I was left with two ways to solve the problem: either begging the Linux admins for more resources (RAM) without any guarantee that I could cope with the same traffic, or find another way.

A Happy Ending: Filebeat on the Collector

After my tedious experience with Logstash, I decided to give Filebeat a try. I found a particularly interesting article on the Elasticsearch blog that describes the process of tuning Filebeat. Two of the main parameters involved in tuning are bulk_max_size and worker. According to the linked blog post, usually big bulk sizes are better. However in my experiments it didn’t make much difference. Actually, increasing it didn’t lead to the expected performance (perhaps due to the I/O-bound nature of my requests). The number of workers instead did make a big difference: from 3K eps I went to 8K eps (with 100 workers).
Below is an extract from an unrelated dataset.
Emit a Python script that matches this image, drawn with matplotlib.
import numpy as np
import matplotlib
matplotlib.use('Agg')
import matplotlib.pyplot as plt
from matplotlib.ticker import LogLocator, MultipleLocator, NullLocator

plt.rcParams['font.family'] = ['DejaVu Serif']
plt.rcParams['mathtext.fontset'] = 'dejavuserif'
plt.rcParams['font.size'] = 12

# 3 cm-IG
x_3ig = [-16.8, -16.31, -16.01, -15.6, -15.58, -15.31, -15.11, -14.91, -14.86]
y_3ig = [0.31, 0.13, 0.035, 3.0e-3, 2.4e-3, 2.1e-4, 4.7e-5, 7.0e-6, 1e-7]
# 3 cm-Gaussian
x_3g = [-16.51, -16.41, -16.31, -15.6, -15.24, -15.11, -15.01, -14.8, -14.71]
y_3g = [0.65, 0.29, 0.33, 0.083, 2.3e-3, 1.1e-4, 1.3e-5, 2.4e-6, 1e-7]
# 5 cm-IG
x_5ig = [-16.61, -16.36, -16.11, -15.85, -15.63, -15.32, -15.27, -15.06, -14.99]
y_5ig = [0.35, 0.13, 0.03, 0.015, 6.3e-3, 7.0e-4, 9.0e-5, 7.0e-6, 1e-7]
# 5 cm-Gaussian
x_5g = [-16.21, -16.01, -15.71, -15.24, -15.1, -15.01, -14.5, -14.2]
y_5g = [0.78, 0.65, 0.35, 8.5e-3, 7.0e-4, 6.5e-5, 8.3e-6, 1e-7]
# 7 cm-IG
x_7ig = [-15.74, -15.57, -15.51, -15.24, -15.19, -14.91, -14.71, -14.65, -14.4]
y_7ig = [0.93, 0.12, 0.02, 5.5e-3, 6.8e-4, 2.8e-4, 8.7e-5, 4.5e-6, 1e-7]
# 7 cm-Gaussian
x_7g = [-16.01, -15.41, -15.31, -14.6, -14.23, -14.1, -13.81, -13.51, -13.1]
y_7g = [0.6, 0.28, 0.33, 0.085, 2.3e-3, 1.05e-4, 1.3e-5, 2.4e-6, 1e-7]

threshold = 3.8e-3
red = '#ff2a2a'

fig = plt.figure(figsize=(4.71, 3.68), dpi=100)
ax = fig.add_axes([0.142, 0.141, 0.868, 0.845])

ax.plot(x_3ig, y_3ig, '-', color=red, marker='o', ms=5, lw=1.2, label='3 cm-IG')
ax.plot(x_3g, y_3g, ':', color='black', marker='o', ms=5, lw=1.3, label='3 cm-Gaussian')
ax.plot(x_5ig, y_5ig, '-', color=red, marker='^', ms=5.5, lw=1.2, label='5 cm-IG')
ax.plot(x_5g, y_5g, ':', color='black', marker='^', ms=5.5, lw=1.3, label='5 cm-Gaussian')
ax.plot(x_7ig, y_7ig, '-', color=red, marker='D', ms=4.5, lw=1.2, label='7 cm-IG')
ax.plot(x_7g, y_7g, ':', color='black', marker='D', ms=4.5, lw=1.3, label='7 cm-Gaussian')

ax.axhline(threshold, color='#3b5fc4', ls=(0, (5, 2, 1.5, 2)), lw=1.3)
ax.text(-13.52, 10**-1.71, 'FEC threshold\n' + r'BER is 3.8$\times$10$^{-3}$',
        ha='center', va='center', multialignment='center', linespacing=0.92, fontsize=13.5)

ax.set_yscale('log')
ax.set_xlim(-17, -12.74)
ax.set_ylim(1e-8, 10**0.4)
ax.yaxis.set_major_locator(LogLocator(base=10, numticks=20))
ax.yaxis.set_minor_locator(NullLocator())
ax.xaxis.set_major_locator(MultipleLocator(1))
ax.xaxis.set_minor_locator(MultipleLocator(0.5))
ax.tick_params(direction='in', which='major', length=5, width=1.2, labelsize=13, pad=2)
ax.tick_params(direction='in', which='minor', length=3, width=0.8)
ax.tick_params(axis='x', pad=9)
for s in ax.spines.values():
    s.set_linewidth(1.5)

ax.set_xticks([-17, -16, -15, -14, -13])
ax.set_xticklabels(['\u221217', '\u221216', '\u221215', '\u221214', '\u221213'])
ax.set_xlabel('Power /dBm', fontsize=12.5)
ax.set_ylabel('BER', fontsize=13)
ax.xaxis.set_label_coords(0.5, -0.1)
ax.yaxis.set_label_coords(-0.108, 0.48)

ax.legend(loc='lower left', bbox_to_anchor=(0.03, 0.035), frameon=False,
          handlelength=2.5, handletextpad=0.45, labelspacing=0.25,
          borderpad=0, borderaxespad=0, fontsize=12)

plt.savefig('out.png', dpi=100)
With netstat I saw that the number of connections is equal to the product of the number of workers and hosts.

However, the results were still not enough. So I decided to also increase the memory queue: doubling, quadrupling and so on always brings better performance. So I decided to set a large number 96000 (against the default 2048) and that’s when I reached 32K eps. The servers were responding from time to time with “429 too many requests” warnings, meaning that Filebeat was saturating the servers with less than 2GB of RAM.

32K eps meant that each second the pipeline would catch up on 9K events. So after about 2 hours, the queue had emptied:

Over a period of four days , the situation looked very stable:

The memory usage is a fraction of what’s needed by Logstash, and the trend is pretty clear. Occasionally the failure rate is non-zero, meaning that the Elasticsearch Servers are occupied and cannot process all requests.

Lessons Learned

“Know your Enemy”: Before collecting logs from a new source, we highly recommend that you know your expected traffic rate
Persistent queue sounds intriguing, but disk I/O is a limiting factor, even with super fast SSDs. One viable approach could be to distribute the load across multiple Logstash instances. This would require a load-balancer between the rsyslog source and Logstash.
Logstash tuning is possible and advisable, but memory usage increases massively. Since the JVM cannot efficiently use more than 32GB of heap space, we reach another limit.
Filebeat is really as lightweight as promised, and the Go runtime system can really exploit hardware resources, especially in the presence of I/O-bound processes, such as in this case where the main objective of Filebeat was to indicate which pipeline to use.
Performance tuning is an exciting process with steps both forward and backward. The important thing is to not give up!